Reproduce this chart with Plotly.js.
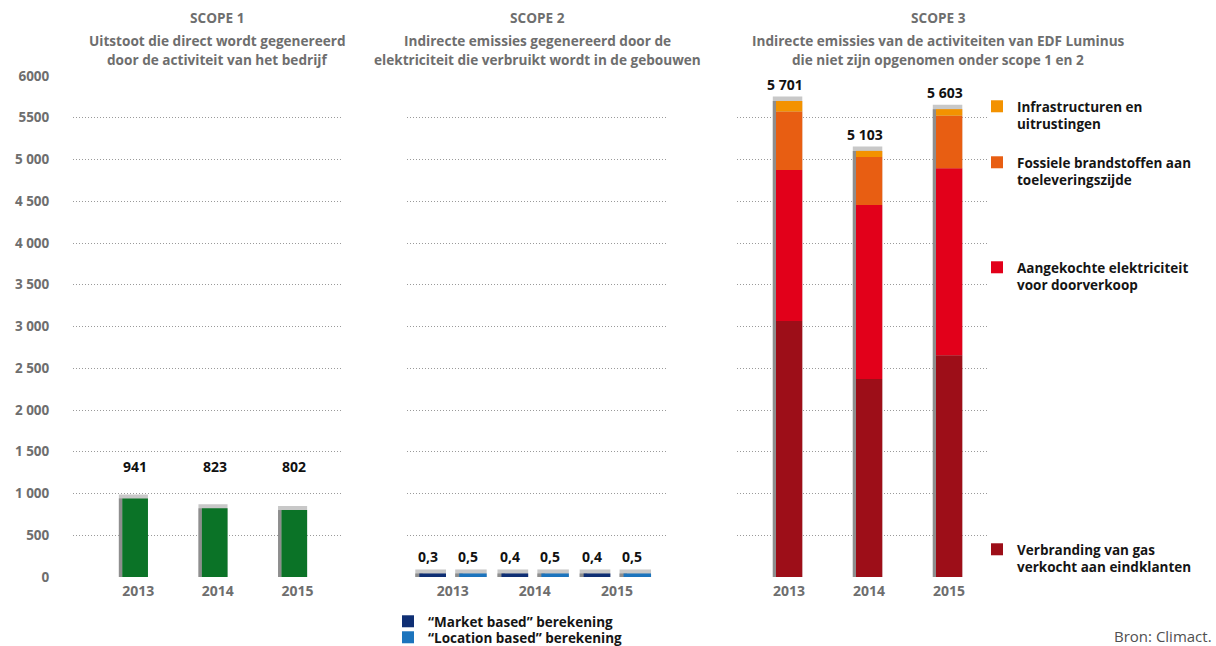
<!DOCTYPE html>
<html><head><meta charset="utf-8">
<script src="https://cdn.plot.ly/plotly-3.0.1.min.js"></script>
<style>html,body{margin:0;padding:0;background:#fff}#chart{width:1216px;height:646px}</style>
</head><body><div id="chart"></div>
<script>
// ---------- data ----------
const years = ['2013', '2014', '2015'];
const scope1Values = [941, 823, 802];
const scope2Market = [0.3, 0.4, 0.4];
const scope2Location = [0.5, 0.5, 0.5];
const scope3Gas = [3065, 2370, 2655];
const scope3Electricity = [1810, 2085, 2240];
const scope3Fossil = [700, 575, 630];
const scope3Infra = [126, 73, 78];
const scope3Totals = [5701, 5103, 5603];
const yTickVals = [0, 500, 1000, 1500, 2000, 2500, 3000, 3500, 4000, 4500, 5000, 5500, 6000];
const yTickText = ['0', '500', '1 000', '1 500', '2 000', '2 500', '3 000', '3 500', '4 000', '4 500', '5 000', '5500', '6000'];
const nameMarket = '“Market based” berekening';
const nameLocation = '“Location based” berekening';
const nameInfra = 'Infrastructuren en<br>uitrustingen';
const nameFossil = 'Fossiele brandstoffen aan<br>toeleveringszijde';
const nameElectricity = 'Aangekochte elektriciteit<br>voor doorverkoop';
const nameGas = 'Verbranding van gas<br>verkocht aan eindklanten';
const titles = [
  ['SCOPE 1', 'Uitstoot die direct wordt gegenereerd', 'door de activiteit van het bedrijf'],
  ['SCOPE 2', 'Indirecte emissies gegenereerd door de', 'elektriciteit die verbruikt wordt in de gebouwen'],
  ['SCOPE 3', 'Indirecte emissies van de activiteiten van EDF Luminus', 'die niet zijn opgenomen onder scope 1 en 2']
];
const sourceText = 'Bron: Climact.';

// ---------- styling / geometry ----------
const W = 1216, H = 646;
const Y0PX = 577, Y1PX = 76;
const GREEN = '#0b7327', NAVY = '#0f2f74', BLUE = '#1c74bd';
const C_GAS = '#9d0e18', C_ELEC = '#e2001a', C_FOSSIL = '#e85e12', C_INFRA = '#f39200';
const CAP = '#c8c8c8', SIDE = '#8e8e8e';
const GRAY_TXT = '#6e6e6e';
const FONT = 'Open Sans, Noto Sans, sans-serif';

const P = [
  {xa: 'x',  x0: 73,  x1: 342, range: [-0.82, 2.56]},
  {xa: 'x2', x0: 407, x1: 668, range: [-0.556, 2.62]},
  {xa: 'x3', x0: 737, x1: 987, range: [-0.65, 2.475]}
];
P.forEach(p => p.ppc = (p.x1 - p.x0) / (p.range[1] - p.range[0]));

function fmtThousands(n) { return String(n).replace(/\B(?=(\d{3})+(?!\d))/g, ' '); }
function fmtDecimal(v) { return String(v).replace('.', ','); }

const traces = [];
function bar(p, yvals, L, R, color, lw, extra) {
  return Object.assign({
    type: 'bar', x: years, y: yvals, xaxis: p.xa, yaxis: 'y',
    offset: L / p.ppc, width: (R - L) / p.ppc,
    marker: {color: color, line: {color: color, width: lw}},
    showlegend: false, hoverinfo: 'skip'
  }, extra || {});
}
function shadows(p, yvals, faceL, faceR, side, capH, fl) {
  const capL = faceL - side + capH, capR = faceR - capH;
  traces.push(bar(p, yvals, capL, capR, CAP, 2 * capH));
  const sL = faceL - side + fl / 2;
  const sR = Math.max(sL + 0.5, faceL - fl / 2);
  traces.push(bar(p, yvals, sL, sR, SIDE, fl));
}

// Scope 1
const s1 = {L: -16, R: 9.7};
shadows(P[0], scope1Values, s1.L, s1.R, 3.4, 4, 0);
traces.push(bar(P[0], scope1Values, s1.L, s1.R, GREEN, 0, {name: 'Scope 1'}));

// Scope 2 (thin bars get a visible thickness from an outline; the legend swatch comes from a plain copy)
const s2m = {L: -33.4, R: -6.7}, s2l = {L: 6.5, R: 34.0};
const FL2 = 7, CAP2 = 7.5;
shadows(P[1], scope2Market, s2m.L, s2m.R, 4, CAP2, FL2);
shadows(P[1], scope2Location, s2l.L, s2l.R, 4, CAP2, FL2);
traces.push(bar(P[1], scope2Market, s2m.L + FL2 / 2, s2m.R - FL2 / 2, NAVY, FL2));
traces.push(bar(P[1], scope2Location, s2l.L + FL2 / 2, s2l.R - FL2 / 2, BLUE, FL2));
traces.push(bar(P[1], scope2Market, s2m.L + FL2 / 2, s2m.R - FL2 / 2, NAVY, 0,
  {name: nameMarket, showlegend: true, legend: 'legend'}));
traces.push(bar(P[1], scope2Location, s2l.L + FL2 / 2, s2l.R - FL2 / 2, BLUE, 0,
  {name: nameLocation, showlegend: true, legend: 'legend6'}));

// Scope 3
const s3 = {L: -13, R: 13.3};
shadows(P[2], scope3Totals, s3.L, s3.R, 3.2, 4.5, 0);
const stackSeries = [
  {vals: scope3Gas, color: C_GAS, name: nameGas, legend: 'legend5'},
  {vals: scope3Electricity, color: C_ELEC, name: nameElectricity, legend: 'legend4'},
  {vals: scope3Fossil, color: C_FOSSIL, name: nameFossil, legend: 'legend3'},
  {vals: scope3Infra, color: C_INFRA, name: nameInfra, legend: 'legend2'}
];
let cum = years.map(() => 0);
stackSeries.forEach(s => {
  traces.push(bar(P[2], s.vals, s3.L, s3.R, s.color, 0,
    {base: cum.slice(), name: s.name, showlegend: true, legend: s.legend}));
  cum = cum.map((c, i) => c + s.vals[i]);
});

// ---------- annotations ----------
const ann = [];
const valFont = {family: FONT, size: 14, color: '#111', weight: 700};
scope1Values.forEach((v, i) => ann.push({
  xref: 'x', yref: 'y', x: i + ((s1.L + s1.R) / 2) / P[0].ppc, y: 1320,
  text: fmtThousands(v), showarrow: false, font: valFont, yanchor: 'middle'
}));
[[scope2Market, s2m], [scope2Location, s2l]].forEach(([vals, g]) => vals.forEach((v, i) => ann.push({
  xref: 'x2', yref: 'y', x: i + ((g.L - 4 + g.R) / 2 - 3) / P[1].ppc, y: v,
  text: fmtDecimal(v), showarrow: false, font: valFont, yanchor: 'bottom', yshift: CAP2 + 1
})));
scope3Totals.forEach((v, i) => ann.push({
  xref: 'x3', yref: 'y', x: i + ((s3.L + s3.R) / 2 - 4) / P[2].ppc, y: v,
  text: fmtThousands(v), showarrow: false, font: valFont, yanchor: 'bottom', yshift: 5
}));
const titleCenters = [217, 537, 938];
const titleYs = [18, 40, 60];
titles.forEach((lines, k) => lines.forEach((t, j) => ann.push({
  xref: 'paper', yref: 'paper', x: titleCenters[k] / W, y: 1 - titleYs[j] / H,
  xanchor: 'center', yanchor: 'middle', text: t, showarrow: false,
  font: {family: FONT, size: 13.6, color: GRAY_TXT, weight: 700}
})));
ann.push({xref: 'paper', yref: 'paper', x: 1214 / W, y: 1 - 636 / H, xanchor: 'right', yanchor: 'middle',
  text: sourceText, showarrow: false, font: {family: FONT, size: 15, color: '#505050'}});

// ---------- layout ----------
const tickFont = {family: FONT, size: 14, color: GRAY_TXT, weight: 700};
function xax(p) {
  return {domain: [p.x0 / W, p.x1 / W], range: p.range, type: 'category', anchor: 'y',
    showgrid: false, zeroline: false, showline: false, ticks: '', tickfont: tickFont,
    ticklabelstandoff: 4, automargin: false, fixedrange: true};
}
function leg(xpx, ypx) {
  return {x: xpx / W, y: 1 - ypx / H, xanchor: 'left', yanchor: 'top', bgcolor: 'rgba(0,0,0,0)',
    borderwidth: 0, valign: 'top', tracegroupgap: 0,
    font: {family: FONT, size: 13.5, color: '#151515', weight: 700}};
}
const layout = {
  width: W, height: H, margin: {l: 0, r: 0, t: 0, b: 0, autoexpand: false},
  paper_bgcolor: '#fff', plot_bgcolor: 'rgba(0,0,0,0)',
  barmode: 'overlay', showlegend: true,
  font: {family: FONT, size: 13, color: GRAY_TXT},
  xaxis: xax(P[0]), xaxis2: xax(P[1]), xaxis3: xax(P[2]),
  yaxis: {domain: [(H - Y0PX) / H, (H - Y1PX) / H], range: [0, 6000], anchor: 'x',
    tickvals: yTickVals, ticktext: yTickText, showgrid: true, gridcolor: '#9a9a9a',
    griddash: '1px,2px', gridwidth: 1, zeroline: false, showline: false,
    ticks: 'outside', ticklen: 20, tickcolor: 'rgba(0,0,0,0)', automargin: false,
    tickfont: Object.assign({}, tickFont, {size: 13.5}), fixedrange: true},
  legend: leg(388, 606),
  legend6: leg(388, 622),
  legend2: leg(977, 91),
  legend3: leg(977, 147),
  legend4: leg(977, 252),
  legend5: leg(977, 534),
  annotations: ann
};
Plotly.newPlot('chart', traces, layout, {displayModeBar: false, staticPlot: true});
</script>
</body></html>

━━━━━━━━━━━━━━━━━━━━━━━━━━━━━━

Required task - Provide solely the number of lines in the data that include the word "chart".

Answer to this problem - 4